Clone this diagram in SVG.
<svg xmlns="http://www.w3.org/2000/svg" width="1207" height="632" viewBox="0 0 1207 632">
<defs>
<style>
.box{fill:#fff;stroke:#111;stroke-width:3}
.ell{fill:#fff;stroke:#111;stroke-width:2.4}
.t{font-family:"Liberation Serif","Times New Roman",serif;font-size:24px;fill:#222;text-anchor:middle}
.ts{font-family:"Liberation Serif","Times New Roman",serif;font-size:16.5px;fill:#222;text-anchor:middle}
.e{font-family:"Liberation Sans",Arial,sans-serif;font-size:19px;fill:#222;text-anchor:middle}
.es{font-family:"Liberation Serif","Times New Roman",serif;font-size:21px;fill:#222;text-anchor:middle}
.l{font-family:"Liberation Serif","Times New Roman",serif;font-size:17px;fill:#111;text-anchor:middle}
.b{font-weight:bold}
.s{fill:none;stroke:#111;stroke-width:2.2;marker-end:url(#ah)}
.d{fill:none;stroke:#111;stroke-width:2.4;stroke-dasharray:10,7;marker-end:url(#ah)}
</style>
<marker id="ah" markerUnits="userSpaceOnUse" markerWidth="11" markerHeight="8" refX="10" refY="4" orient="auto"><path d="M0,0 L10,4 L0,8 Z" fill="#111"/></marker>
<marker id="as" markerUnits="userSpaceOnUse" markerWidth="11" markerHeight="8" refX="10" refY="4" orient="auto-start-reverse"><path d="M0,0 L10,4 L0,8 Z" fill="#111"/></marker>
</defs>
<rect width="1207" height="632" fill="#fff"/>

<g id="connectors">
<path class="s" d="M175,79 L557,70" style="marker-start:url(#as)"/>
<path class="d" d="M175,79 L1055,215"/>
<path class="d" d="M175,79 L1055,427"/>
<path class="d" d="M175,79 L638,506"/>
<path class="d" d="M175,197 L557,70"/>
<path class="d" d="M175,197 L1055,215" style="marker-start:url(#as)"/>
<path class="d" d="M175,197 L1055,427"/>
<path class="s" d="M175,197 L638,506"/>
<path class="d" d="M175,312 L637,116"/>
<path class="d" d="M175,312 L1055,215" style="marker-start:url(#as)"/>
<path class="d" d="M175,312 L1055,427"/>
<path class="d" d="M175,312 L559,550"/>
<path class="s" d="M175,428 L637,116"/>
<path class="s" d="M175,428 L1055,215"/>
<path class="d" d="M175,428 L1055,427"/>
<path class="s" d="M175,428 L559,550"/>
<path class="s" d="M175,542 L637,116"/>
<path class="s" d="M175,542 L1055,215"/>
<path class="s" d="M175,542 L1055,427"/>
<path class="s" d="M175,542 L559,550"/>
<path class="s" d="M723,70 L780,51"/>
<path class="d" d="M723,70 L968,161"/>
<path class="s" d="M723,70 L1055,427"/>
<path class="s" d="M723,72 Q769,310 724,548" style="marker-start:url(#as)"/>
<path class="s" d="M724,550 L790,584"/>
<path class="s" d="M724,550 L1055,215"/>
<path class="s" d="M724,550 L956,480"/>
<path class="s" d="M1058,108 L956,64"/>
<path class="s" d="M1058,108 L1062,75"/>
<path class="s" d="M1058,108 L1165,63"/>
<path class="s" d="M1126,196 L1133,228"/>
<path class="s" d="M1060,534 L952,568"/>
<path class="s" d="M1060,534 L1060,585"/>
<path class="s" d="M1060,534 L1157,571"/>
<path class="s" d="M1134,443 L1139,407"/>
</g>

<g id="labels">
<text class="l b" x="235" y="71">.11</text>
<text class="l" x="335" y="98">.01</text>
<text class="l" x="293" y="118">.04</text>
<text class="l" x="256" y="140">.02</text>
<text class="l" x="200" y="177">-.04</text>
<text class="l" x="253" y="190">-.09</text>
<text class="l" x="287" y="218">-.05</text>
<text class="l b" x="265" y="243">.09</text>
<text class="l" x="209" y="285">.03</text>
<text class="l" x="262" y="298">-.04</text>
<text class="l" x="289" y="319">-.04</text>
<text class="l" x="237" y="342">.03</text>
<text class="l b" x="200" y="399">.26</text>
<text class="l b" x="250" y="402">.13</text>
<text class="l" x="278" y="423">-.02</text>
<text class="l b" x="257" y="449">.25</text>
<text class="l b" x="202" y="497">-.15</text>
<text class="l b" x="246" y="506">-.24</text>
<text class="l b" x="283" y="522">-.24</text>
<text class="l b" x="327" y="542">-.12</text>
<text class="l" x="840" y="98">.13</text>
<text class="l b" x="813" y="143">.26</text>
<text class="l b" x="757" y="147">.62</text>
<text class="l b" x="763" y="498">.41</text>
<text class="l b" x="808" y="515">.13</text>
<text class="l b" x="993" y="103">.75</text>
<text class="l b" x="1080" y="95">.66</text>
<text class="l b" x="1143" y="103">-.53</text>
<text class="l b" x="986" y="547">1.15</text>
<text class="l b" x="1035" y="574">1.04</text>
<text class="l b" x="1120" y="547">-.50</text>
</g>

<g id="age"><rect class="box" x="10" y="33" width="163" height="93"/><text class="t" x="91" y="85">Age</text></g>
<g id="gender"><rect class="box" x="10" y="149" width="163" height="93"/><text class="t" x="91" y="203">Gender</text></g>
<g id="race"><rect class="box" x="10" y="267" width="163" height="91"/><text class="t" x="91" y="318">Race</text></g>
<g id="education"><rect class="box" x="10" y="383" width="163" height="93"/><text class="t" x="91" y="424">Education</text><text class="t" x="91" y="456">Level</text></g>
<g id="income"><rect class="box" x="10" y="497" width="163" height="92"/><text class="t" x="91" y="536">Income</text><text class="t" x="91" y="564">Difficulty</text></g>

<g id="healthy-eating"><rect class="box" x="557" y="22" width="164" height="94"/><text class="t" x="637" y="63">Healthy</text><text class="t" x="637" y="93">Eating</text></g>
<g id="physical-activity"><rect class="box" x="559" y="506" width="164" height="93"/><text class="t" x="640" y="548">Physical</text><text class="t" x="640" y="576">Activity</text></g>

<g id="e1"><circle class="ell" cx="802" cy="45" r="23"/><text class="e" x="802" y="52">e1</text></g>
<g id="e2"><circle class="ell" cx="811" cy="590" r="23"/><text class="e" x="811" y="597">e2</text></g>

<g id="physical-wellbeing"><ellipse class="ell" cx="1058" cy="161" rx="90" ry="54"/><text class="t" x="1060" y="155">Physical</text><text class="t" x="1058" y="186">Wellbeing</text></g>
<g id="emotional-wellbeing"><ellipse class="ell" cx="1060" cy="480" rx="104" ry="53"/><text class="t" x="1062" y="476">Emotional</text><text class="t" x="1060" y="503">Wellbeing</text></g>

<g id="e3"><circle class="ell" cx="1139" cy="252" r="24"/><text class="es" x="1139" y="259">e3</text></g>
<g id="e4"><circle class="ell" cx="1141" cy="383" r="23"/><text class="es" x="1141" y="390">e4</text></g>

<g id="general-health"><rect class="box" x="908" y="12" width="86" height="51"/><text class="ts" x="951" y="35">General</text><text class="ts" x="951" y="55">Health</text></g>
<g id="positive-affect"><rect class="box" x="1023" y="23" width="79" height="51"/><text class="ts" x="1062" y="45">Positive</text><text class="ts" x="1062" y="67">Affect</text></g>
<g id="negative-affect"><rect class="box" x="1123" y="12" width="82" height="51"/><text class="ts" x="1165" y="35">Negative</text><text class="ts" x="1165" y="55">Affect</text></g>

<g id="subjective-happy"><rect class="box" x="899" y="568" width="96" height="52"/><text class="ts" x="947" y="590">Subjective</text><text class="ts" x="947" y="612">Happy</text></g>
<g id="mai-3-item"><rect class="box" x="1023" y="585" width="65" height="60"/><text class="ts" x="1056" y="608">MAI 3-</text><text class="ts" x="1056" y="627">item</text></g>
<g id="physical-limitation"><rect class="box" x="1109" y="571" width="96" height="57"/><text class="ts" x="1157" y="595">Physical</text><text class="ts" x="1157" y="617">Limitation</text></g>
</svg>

■ ■ ■

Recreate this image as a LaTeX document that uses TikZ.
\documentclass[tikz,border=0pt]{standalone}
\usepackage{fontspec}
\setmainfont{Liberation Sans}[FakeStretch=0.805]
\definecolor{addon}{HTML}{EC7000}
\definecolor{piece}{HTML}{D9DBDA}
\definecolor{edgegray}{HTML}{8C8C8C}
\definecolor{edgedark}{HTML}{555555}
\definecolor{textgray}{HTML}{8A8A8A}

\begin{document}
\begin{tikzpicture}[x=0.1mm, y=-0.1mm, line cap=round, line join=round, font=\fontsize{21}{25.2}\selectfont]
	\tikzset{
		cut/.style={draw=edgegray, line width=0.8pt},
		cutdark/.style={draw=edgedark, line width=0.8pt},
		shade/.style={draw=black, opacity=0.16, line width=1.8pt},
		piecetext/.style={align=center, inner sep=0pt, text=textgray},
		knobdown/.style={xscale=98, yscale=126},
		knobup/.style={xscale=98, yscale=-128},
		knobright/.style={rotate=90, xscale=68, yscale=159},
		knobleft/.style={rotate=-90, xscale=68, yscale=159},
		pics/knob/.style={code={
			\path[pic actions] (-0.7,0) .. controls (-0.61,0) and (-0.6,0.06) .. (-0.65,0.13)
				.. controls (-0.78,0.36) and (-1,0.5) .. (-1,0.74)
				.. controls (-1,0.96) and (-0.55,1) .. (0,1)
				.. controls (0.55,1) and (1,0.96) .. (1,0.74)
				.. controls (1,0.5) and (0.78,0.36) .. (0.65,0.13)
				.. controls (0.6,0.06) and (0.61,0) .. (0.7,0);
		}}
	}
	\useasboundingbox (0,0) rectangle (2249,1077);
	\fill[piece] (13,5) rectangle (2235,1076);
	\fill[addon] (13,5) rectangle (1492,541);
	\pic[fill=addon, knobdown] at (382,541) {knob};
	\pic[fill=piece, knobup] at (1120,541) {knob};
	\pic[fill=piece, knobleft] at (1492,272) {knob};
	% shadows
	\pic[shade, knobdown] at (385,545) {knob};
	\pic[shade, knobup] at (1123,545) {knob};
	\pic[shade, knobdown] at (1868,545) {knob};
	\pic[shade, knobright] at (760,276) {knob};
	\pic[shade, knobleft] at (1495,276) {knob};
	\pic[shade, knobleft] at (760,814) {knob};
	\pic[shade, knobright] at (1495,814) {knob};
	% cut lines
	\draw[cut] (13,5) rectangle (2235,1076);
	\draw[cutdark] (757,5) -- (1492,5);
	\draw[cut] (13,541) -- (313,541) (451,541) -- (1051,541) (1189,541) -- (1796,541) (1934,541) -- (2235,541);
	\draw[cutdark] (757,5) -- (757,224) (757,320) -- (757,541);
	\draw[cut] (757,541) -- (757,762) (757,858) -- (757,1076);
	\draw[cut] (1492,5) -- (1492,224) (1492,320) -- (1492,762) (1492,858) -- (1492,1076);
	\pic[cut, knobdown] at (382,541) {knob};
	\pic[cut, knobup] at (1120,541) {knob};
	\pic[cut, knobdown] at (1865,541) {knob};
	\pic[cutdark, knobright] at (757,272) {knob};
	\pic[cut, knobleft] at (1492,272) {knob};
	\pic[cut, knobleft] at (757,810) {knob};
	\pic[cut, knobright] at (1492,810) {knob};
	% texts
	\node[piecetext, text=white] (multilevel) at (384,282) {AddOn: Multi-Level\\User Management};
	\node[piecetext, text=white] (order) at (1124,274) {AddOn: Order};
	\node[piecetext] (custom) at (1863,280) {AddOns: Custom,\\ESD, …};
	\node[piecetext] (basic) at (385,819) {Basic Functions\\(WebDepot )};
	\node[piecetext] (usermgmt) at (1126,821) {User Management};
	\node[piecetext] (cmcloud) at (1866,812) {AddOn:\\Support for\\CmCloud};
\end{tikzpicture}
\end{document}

■ ■ ■

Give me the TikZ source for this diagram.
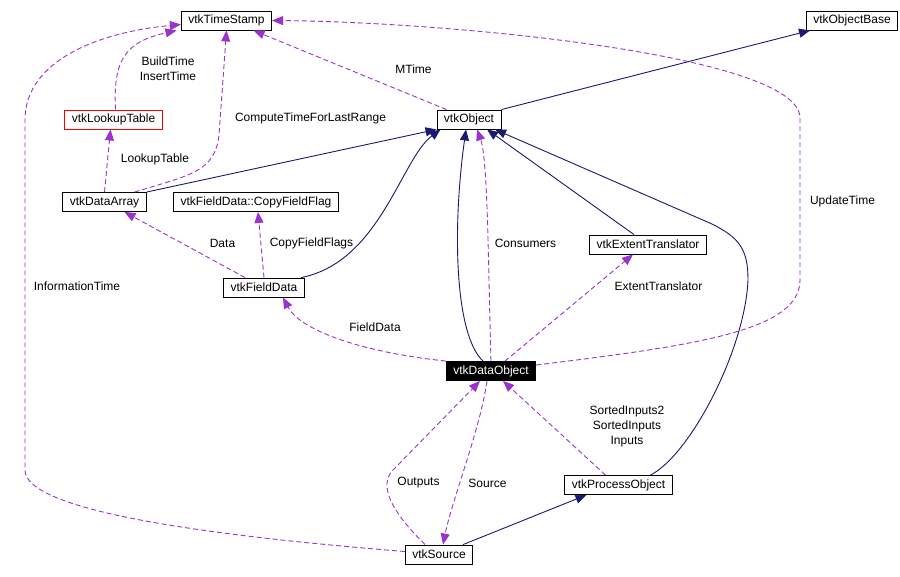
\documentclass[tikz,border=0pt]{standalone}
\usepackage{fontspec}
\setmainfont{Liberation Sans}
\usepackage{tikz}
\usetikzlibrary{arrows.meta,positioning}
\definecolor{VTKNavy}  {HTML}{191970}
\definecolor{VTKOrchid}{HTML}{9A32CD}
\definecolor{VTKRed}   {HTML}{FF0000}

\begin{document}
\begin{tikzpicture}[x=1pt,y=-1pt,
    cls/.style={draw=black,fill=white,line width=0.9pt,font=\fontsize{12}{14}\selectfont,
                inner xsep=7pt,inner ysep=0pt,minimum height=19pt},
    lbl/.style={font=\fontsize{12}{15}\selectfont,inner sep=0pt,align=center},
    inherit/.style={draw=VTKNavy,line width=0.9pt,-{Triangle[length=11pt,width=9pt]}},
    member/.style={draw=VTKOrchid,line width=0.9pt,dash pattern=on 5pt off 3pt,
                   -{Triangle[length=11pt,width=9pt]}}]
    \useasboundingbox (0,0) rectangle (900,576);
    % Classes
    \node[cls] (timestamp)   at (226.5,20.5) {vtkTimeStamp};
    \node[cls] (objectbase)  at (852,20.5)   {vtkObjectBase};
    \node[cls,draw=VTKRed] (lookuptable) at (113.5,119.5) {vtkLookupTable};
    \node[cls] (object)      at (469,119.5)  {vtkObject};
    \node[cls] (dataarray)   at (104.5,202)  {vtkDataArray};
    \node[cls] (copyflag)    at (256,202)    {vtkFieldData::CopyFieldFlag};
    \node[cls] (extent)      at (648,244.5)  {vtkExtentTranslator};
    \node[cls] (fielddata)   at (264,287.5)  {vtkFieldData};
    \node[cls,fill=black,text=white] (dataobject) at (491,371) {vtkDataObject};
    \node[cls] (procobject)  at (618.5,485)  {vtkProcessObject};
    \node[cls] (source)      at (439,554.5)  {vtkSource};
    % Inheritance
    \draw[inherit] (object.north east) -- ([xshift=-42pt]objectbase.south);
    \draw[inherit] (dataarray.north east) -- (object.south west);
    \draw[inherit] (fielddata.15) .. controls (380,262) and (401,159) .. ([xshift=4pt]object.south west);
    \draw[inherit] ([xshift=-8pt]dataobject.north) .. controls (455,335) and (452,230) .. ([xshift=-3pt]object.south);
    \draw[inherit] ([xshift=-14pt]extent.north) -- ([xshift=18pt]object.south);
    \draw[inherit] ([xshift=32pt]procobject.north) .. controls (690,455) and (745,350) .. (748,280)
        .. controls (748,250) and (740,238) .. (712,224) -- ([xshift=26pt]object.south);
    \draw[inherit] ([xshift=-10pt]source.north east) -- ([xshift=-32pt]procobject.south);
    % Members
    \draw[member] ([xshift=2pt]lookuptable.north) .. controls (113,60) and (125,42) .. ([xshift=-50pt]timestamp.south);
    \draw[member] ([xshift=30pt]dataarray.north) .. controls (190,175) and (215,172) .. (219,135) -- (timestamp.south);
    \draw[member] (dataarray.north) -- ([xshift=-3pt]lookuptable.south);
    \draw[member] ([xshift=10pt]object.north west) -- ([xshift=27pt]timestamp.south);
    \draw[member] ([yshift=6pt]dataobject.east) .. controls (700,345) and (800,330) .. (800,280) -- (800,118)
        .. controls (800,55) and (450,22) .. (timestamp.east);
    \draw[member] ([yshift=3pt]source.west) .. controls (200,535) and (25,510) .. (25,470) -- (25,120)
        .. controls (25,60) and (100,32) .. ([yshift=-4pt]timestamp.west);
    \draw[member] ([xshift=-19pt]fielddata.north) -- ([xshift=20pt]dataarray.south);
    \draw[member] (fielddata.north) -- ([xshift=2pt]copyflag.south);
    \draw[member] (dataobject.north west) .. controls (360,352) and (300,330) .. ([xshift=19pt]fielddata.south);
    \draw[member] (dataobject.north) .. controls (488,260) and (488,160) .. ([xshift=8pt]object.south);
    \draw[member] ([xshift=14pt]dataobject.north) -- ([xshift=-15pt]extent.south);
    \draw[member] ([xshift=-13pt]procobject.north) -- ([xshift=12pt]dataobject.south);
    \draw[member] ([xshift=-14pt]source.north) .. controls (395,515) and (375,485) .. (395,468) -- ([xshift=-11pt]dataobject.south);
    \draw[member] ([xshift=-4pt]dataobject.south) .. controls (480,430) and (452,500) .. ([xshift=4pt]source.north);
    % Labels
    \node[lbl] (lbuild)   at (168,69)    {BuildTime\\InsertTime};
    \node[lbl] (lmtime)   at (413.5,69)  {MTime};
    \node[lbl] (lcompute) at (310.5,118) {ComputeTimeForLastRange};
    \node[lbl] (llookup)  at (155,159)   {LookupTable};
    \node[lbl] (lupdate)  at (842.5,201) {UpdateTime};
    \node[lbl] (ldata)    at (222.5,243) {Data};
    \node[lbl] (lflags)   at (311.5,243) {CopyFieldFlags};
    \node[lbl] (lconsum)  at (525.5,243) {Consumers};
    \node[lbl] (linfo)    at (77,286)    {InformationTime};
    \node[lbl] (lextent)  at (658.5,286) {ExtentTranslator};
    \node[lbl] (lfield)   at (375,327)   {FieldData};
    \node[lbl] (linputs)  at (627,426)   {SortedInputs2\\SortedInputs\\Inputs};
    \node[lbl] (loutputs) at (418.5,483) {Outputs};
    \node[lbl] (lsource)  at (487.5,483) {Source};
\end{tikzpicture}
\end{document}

■ ■ ■

◆ **Exercise aim**:
Copy the lines from the entries above in which the word "diagram" appears.

◆ **Exercise output**:
Clone this diagram in SVG.
Give me the TikZ source for this diagram.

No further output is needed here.